I dutifully did as I was told.
"Well, yer actual problem there was not us Dust Donkeys, but the dreaded Hairy Marys," he said pointing his hoof at the offending hair, "and those girls will get you every time.  Us Donkeys are easily blown out of the way - all you have to do is turn your camera back upside down, so that your lens is facing skyward, and use your blower brush or yer Rocket Air to move us around - we will invariably fall to the floor - but don't be too rough with your blowy-sweepy actions  as the Marys will attach themselves to parts of your camera that you weren't even aware of - internal body seams an' all that.  When you think you have chased off the herd, turn your camera around, place it lens down (with lens cap in place) on a flat surface, and then use a small torch and a pair of glasses or a small loupe to thoroughly check the interior for any Hairys - if there are any (and Sod's Law states that there probably will be) you can easily remove them with the likes of a speck-grabber, or pair of plastic tweezers.  You don't want any free-floating Marys in there," he said, "they're a bleeding nightmare."
Hmm, thanks donks.
"No probs matey, oh, and don't forget that you don't have to do this with every film, unless you are really really prone to dust - some people are, some aren't.

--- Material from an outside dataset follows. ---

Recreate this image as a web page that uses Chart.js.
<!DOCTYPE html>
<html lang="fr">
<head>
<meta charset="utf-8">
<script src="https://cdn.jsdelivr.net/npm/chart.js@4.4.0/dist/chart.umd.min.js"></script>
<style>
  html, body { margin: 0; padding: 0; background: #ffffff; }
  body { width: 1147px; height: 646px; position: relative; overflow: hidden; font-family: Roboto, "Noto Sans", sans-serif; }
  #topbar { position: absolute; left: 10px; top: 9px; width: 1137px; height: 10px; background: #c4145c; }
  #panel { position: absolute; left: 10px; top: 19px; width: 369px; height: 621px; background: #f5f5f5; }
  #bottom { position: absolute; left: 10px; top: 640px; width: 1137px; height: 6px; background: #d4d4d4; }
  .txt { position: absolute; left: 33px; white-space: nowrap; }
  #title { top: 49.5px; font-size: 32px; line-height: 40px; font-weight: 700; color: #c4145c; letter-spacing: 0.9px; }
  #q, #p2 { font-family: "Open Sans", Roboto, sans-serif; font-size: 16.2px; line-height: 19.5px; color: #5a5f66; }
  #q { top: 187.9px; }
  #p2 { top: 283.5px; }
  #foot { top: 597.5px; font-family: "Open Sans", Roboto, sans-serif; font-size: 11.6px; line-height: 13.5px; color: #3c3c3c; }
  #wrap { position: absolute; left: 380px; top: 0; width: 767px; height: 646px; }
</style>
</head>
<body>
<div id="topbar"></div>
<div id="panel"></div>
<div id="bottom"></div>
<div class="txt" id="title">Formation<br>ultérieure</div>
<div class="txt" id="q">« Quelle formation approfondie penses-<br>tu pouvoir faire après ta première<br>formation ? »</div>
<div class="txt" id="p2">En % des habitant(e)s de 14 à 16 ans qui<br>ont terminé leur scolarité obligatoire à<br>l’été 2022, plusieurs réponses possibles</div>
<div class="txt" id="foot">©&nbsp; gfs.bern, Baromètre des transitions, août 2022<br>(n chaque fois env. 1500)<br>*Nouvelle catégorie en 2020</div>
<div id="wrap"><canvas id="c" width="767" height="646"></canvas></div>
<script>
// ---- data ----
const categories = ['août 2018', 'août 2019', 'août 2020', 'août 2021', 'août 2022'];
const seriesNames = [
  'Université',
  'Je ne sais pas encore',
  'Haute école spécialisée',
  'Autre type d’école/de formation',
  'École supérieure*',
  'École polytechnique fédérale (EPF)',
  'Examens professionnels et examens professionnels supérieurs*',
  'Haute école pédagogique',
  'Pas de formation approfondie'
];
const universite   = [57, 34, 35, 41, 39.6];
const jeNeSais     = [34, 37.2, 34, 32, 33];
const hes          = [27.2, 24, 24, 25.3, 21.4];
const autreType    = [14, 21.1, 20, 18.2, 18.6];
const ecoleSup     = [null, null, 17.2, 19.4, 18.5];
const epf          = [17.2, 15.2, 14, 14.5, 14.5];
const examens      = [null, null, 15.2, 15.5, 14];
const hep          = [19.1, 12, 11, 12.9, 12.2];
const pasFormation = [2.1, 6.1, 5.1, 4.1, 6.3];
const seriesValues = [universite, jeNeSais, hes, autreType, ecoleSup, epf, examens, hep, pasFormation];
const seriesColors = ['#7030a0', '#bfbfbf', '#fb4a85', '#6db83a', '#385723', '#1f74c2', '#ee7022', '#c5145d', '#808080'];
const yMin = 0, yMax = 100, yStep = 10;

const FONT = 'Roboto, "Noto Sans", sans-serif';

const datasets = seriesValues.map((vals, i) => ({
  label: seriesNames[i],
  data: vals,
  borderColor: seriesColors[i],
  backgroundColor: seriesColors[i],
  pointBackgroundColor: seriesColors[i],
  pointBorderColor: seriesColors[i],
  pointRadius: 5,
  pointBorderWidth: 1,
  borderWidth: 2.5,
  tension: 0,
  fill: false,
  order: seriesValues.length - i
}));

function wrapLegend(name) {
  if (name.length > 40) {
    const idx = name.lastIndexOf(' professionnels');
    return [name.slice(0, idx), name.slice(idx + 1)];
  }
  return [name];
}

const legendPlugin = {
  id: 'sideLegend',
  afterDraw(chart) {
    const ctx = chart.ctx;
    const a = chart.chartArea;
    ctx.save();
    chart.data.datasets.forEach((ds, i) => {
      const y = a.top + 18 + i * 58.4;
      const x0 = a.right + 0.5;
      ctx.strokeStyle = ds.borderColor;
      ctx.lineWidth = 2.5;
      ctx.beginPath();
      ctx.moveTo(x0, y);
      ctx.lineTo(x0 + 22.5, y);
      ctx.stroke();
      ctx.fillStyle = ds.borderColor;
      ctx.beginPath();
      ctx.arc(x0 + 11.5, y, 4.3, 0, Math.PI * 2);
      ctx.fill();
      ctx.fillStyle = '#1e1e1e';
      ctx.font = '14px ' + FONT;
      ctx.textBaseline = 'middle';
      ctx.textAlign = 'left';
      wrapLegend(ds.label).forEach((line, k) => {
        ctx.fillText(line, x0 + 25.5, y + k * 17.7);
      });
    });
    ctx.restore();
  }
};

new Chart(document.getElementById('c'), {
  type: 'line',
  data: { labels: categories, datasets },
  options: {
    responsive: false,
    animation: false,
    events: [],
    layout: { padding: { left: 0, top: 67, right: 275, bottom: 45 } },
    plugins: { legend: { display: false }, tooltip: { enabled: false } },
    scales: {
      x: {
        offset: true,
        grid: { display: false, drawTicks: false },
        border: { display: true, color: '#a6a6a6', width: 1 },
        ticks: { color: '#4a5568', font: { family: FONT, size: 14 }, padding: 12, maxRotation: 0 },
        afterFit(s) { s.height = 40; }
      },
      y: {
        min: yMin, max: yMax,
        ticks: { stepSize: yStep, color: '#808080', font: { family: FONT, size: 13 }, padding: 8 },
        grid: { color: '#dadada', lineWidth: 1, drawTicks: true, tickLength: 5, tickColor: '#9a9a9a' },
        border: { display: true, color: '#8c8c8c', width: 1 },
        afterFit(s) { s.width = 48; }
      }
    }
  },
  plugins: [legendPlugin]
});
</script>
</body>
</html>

Just watchit, 'at's all I'm saying, capisce?"
And there you have it, the (very sensible, but easily overlooked) law according to Dust Donkey - he's just off to the corner of the field now after having gloatingly stated the entirely obvious.  
Just wish I'd listened to him before I went on holiday.

I unpacked the Hasselblad, took off and thoroughly examined the film back . . that was clean, so I set the shutter to B and fired it and examined (with torch and glasses) and sure enough, there (just behind the bevel by the internal 'doors') it was.
A small scumble of impossibly fine fluff!
It looked all soft and cute and stuff, but there was no room for it in my herd.
I cleaned it (with my finger tip and a pair of tweezers, not a microfibre cloth as I thought this might introduce more fluff), released the shutter and wound on a few times and each time, new fluff appeared.
Who knows how long this stuff had been waiting to extrude itself from some unlit corner of the interior of my camera!
And eventually I got there and I reckon my camera is now clean.
Here's hoping.
You can't say fairer than that can you.

So what are you waiting for?
Trust me, this is something you really want to check.
Things like this can be sorted before a photographic adventure, but remember, time and light and things happening wait for no man.
The unrepeatable is just that.
You know it makes sense.

TTFN and if you see Dust Donkey, tell him his Mum hasn't heard from him in ages.